Re: USU, this is oh so typical of Wall Street. Didn't it get down to 13 again? I didn't see it. The dividend should be safe, and you're buying it because the dividend is safe - cash flow is still tremendous, and the higher electricity costs are transient. The AVLIS expense will be capitalized in a few years, and in a few more years, electricity costs will be cut to a fraction of what they are now. So you can buy it for the dividend, and sit on it, since once the dividend is paid consistently, the stock will likely hit $18-20 or so simply on that.
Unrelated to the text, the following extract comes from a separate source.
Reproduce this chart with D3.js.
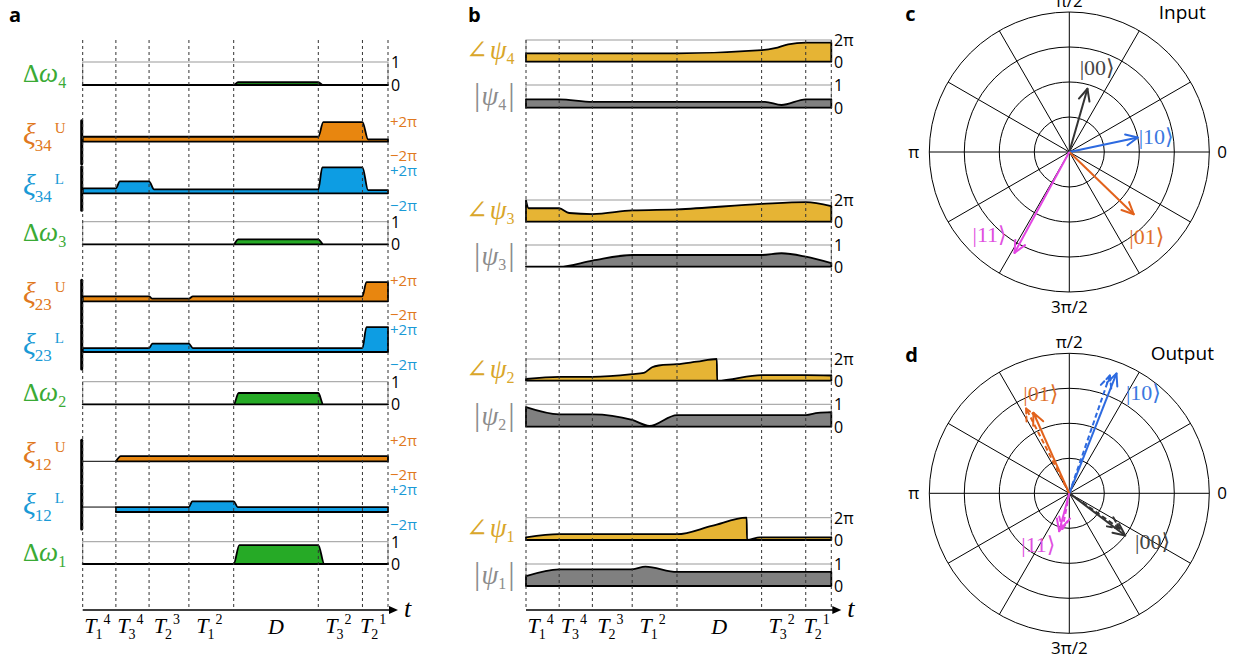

The rest of the story may take longer to work out, but reported earnings will jump once they capitalize AVLIS. No doubt AVLIS is a big deal, but as I understand it now they're past the research stage (courtesy of $billions and years of work from the gov't) and already for practical purposes entering the commercialization stage.

That said, USU is not the world's greatest business, and truly last week there were other stocks that you should have been buying, even if it meant selling USU. If Deswell hits 6 again, or if New Holland hits 9 1/2 , or if Midway hits 9 1/4, well I won't be holding onto my USU at 16 or even 14 - it's not for margined accounts, and if stocks get down that cheap again then I'll go on margin to buy them up just like I did last week. I'm back off margin now, but when you have companies trading at 1.5X earnings net of cash and debt with 15% dividends, well I'm not gonna feel like I'm risking money by borrowing at 7-8% to buy them. Heck, I'd LBO them if could.

Good investing,
Mike



To: Terrapin who wrote (5156)10/18/1998 11:12:00 PM
From: James Clarke  Read Replies (3) | Respond to of 78815
 
I was not pleased at all with USEC's announcement in its first conference call that it will fall short by 40 cents a share its first year. But they reiterated that the dividend will still be $1.10 and that much of the shortfall is of a one-time nature. I think more important than the financial loss was the loss of credibility. Management really annoyed institutional investors and sellside analysts by waiting until the quarterly announcement to admit to a signficant problem that they have known about for three months.

You should take comfort in the fact that the stock held at a level around the offering price. You won't find many IPOs that blow their first quarter and only drop 10%. I think many investors already understand there is something special here.

That said, the economics are virtually the same as they were before. What changed is investor psychology. I bought a good story that nobody understands and figured that one by one investors would jump aboard. Now the first thing a new investor is going to see is a major earnings disappointment and a lot of excuses. I have no intention of selling my shares, but the chance of a quick payoff is virtually shot. The dividend allows me to live with that and wait for the 2-3 year payoff while collecting a big premium to a bond return.

And Mike, that Deswell thing looks unbelievably cheap. I was just doing the "what's wrong with this picture" analysis. All I can find is that they are HQed in Hong Kong. I guess an Asian company now is about as popular as Hillary Clinton at a Fallwell rally. Is there some other big issue out there that should concern me? Does it really matter that they are in Asia - except of course, their costs have fallen. The company has no debt, so its not like they are some Korean conglomerate or Japanese bank tottering on the edge of bankruptcy. And their product does not seem particularly high-tech. So you tell me, what's wrong with this picture? I see the bull case - if you really want to convince me, tell me what people are so scared of.